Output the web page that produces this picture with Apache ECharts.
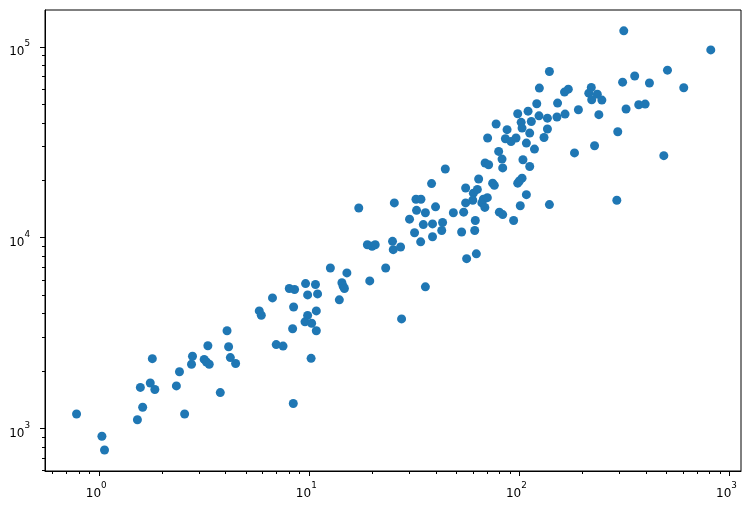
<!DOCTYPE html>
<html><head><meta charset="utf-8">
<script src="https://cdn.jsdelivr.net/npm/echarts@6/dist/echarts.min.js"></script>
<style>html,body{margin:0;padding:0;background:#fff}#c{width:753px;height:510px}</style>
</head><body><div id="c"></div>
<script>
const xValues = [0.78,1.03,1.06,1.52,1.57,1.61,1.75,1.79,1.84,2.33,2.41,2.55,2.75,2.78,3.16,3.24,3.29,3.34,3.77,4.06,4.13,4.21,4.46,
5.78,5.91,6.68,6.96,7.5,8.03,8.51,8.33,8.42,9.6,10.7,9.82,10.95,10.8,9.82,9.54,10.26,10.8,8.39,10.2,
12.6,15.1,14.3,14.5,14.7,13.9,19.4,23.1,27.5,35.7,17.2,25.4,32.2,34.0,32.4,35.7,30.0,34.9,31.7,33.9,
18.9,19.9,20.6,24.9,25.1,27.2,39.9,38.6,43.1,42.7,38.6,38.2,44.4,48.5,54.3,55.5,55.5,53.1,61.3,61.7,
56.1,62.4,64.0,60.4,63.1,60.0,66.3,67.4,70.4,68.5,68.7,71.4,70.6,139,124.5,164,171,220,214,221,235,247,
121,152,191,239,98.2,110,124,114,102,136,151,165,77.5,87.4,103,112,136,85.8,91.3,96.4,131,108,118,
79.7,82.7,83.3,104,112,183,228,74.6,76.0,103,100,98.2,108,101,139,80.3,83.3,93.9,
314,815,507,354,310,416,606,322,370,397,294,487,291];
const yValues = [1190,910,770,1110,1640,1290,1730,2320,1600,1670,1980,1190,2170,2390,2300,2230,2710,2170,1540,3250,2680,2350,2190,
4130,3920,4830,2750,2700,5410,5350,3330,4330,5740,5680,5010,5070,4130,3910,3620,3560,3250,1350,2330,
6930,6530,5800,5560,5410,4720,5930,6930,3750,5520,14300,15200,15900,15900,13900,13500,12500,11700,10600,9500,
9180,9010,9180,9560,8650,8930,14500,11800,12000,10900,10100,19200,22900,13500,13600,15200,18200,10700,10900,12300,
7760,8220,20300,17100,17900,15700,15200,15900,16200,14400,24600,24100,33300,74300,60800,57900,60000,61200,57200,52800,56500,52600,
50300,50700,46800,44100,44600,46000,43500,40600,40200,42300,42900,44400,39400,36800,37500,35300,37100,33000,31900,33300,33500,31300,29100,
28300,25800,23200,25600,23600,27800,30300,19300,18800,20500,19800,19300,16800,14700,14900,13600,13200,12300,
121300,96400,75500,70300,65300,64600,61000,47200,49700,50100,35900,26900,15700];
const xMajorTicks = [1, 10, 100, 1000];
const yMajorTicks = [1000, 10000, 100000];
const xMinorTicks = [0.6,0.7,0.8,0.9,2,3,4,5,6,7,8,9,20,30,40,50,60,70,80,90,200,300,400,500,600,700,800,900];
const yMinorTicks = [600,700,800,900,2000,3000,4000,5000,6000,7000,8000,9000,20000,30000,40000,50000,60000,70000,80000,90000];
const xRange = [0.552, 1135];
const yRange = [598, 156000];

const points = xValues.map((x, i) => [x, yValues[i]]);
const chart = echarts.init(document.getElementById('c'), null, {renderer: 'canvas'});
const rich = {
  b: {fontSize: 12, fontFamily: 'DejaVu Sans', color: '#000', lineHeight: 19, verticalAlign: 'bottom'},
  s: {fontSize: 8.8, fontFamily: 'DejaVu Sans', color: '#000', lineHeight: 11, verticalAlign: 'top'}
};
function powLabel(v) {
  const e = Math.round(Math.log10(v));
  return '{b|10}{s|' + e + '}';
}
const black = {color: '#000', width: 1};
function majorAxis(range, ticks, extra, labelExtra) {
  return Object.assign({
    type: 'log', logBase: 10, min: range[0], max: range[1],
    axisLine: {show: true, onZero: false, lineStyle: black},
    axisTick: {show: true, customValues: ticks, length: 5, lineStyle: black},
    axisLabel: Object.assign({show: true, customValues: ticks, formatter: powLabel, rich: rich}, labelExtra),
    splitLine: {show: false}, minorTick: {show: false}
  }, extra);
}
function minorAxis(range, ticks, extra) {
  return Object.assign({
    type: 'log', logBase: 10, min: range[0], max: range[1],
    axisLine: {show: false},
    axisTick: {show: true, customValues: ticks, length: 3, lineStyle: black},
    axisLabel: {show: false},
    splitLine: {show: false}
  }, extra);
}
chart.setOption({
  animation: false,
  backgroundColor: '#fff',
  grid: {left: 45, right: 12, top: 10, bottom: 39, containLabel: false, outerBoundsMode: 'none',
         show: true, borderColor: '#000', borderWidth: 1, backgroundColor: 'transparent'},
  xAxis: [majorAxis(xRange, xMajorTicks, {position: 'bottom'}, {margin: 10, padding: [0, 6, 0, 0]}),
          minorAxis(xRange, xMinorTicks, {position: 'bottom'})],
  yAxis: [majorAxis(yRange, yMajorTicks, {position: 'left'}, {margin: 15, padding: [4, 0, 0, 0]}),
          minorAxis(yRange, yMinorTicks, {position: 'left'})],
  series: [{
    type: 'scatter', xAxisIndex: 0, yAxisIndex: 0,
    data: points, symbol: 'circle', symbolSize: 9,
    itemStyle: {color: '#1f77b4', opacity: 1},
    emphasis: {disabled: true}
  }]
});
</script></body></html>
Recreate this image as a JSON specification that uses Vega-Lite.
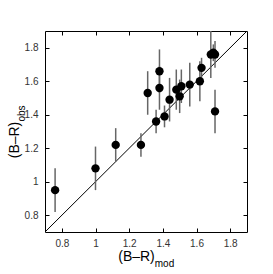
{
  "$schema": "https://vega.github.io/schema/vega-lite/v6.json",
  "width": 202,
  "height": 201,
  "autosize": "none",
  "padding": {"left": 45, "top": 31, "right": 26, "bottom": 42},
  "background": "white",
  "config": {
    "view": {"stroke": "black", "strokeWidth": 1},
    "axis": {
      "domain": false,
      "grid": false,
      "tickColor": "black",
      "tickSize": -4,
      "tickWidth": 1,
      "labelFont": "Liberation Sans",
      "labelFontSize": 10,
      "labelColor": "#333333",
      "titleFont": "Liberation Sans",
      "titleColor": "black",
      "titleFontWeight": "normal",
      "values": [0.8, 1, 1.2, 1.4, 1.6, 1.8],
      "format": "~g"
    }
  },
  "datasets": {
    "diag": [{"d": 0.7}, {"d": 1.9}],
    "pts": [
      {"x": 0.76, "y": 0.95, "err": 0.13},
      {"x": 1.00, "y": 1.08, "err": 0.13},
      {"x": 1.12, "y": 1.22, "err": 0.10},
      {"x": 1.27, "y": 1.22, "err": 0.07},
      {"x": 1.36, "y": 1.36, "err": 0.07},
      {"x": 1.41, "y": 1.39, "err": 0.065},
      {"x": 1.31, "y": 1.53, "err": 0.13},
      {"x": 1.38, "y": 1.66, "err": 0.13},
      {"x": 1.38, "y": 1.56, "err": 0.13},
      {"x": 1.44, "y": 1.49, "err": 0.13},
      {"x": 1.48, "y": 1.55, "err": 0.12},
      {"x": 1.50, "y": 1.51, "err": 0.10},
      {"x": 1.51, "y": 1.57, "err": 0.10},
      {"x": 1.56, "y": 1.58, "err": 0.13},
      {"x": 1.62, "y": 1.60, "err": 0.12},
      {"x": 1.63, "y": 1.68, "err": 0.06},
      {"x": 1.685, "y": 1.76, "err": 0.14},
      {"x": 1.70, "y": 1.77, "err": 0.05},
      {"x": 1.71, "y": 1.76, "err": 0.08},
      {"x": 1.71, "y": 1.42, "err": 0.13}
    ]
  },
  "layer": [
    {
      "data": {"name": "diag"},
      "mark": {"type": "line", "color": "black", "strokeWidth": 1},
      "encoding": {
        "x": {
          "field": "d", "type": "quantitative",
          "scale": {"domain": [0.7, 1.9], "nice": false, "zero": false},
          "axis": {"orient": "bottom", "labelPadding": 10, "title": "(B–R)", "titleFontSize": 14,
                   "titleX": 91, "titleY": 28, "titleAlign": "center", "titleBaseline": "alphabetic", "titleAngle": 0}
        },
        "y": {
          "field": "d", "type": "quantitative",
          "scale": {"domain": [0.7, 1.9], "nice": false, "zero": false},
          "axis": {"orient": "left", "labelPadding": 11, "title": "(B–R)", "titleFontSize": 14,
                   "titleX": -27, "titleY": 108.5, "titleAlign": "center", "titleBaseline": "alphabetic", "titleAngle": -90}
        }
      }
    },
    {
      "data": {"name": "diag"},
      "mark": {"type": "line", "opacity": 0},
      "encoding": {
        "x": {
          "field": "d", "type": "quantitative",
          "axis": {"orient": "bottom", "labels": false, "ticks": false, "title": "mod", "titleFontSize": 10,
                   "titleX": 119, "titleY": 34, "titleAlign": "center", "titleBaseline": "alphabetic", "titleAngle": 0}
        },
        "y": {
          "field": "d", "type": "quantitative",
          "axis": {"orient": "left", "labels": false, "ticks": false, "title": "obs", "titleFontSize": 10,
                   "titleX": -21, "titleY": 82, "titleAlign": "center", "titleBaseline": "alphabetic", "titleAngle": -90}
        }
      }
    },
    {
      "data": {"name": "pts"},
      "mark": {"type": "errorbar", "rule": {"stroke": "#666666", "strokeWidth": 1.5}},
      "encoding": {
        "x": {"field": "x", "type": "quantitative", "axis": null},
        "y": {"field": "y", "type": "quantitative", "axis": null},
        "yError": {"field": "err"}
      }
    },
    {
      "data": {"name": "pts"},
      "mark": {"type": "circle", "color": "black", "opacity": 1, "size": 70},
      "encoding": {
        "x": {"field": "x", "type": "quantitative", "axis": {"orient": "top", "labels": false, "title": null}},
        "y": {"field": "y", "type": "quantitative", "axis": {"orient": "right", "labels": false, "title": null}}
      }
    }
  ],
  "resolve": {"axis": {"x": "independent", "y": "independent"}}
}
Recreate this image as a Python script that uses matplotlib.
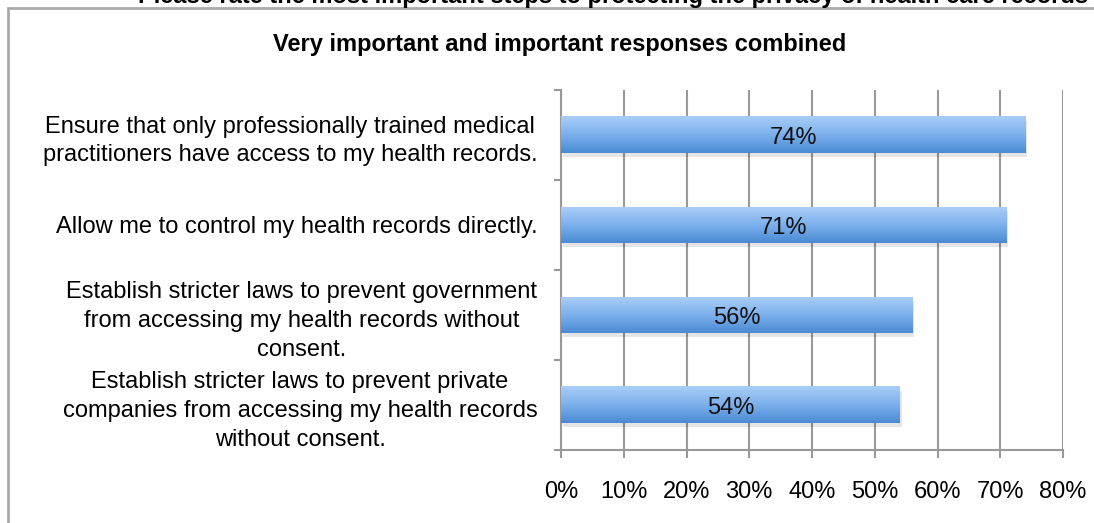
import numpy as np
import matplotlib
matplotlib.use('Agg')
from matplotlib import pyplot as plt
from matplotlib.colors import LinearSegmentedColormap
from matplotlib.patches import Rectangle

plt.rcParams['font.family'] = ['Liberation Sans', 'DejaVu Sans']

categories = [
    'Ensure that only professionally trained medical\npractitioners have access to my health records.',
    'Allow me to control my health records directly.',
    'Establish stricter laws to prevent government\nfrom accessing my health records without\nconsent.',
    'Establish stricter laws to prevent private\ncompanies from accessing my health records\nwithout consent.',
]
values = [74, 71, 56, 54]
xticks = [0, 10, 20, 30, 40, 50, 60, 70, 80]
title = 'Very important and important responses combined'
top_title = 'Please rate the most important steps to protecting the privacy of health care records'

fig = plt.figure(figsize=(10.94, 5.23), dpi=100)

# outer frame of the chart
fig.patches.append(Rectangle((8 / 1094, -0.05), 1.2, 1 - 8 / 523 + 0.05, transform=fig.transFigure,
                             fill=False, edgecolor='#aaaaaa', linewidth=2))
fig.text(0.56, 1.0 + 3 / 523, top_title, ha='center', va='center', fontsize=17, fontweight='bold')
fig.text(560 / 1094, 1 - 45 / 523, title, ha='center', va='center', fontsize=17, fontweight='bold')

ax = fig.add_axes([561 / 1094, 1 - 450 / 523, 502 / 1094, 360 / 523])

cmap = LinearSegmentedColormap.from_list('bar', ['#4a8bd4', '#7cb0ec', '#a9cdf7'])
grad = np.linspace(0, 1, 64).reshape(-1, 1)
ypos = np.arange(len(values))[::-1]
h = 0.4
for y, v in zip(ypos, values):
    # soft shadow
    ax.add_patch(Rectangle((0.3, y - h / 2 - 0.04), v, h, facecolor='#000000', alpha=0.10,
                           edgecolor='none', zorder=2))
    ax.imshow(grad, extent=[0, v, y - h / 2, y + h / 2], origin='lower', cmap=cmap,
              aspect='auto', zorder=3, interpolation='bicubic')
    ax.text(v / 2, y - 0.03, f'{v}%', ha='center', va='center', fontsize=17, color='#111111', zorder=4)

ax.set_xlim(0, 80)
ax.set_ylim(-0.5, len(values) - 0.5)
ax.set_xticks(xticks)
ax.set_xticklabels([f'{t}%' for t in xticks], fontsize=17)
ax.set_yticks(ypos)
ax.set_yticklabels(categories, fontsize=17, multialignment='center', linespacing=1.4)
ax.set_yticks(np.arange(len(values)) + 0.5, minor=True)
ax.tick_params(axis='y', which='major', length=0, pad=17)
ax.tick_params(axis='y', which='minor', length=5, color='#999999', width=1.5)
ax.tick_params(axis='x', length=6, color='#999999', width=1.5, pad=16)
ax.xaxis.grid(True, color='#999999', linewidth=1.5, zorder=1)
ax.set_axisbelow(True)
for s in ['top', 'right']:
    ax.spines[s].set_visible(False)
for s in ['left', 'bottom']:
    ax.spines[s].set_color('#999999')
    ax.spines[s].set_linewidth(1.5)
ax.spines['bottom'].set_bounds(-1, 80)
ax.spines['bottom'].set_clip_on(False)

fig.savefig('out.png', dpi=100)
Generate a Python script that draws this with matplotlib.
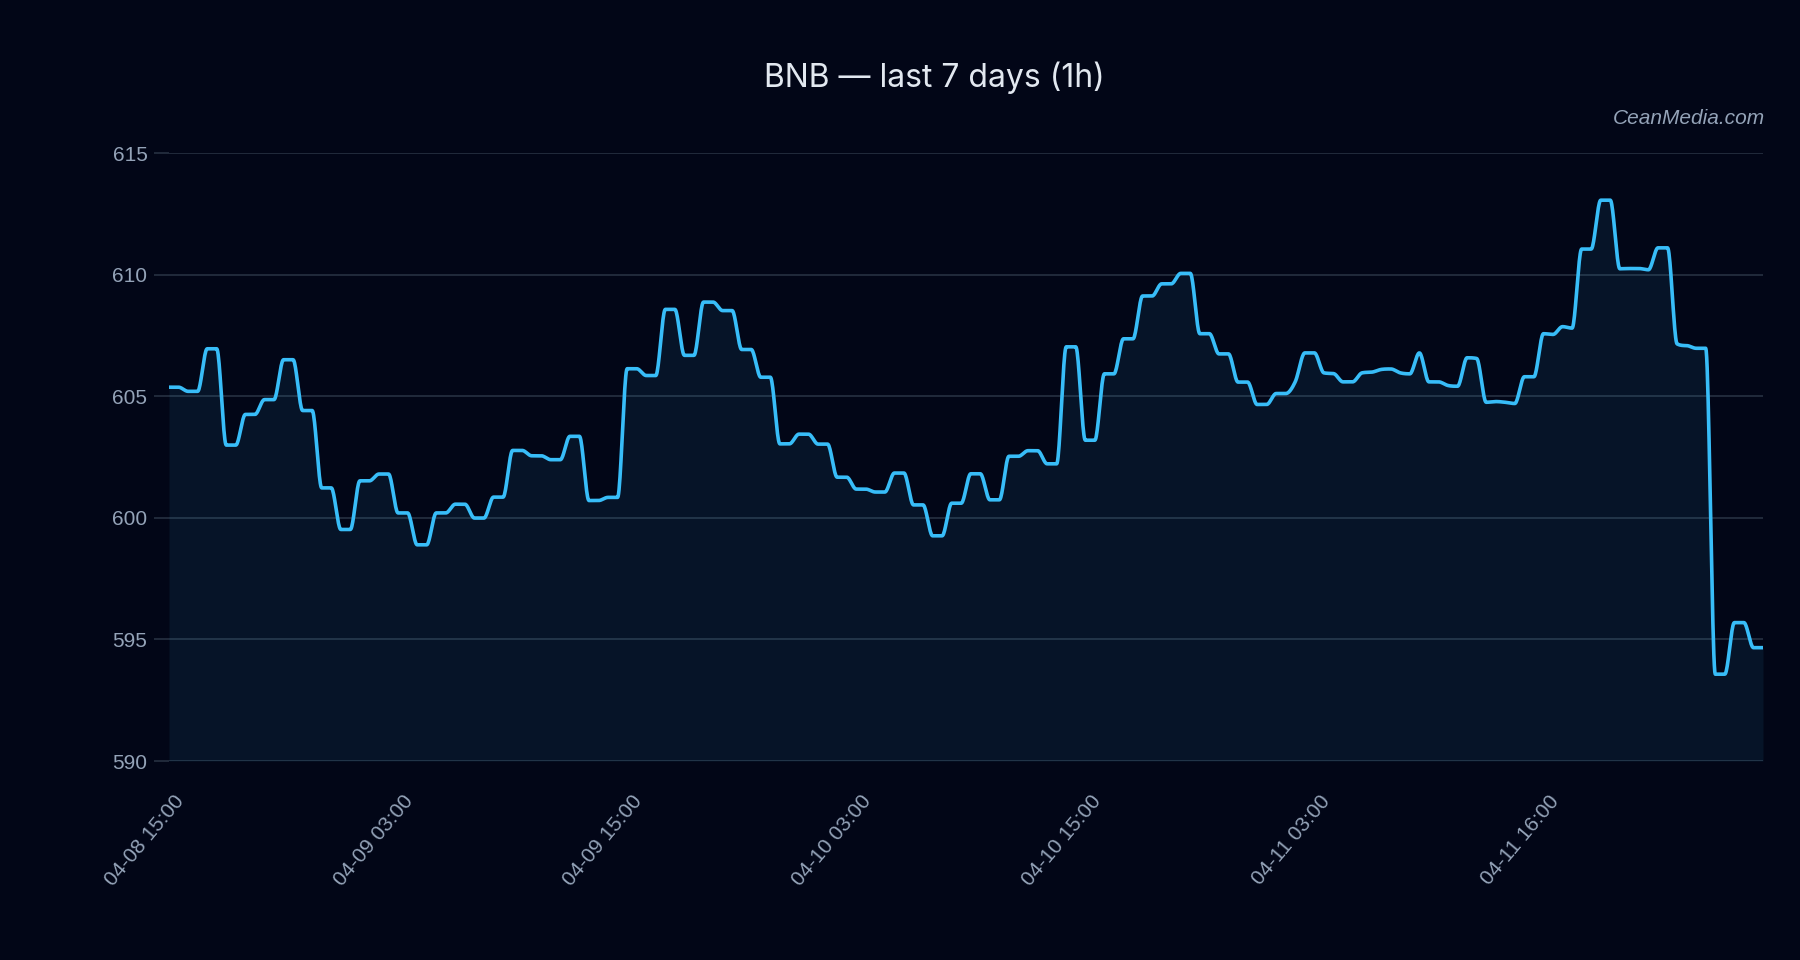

────

_EXERCISE AIM_
Determine how many lines of the data contain "Python" and give nothing but that number.

_FULL ANSWER_
2